Есть, вернее, был в Шаблово Дом-музей Ефима Честнякова. Дом народный: снесли жители туда всё, что на память о Ефиме хранили, из поколения в поколение передавали, как реликвию: его неповторимые глиняные игрушки, картины, рукописи, личные вещи. Многодетная мать открывала Дом Ефимушки в любое время каждому приезжающему. У нашего юродивого-то мировая слава! Только в родной стране известен не очень. "Русский Леонардо", "Русский Кампанелла" - писала о нём европейская пресса, когда в 1968 году костромской искусствовед Виктор Игнатьев открыл миру честняковское наследие...
Так вот, командным языком областное начальство объяснило матерям, что занимаются они самодеятельностью, и с этим надо кончать. Подарили шабловскому дому несколько штатных должностей, отняв у него имя "Дом Ефима", и сделав его ОТДЕЛЕНИЕМ Кологривского ОТДЕЛЕНИЯ областного музея!..
" Деревенские условия жизни музея, - говорит Владимир Николаевич, - власти перепутали с условиями городской жизни ". Теперь музей работает "от и до", конкретно - в среду и воскресенье, с 10.30 до 14.30. Ну и вообще всё расчертили - кто что должен, а кто нет. Принять туфтовые должности за смешные деньги многодетные матери отказались. Директором теперь человек, который дважды в неделю по расписанию прибывает из Кологрива. Открывать музей каждому паломнику в любое время запретили.
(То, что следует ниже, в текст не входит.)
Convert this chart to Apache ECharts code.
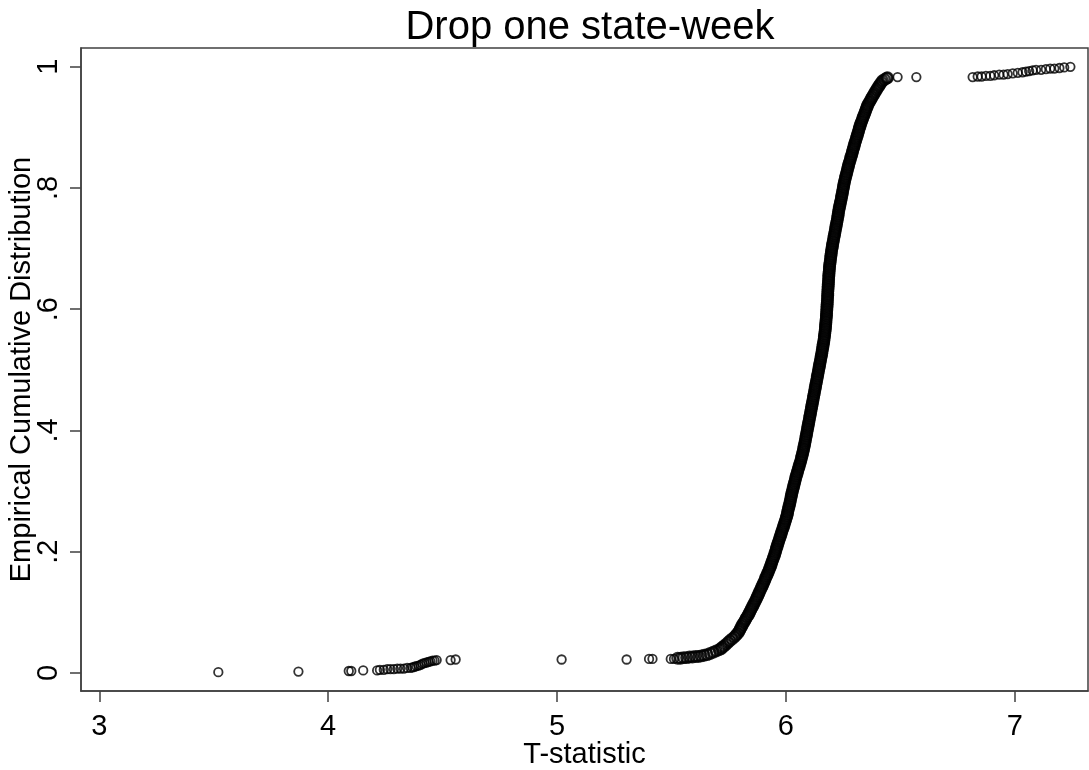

Некогда, повествует Леонович, Аракчеев переселил крестьян в военные городки, распланировал их жизнь по-немецки и в ответ получил русский бунт. Беспощадный, но осмысленный. Вот и матери взяли да вынесли из музея все экспонаты - ведь окрестные старухи дарили их не музею, а лично им, их ребятишкам. Так что - СВОЁ забрали. И когда костромское культурное начальство приехало - в бывшем Доме-музее остался портрет Ефима, да ещё кое-какие малозначительные экспонаты. И всё.
- Эх, жалко, Вера, - говорит Люська, - не успела ты поглядеть на Ефимов дом. Туда зайдёшь - танцевать хочется, так легко делалось...
Такие вот дела в костромской кологривской глуши, в деревеньках, принадлежащих к исчезающему меньшинству исчезающей уж не один десяток лет деревенской России...
2. РАССТРЕЛЯННЫЙ ХРИСТОС
А летом 2009 года поездка в Илешево принесла знакомство с потрясающим открытием, на которое уже отреагировали московские искусствоведы, называя его сенсацией мирового значения.
Сначала не поверилось: в храме заброшенного села, вкусившем все прелести отечественной истории, - это на краю-то цивилизации, обнаружены образцы рафинированного европейского классицизма в виде фресок?.. Но вот они перед глазами: классическая интегральная европейская живопись в храме, построенном в 1796 году в стиле ничем не примечательного традиционного провинциального барокко.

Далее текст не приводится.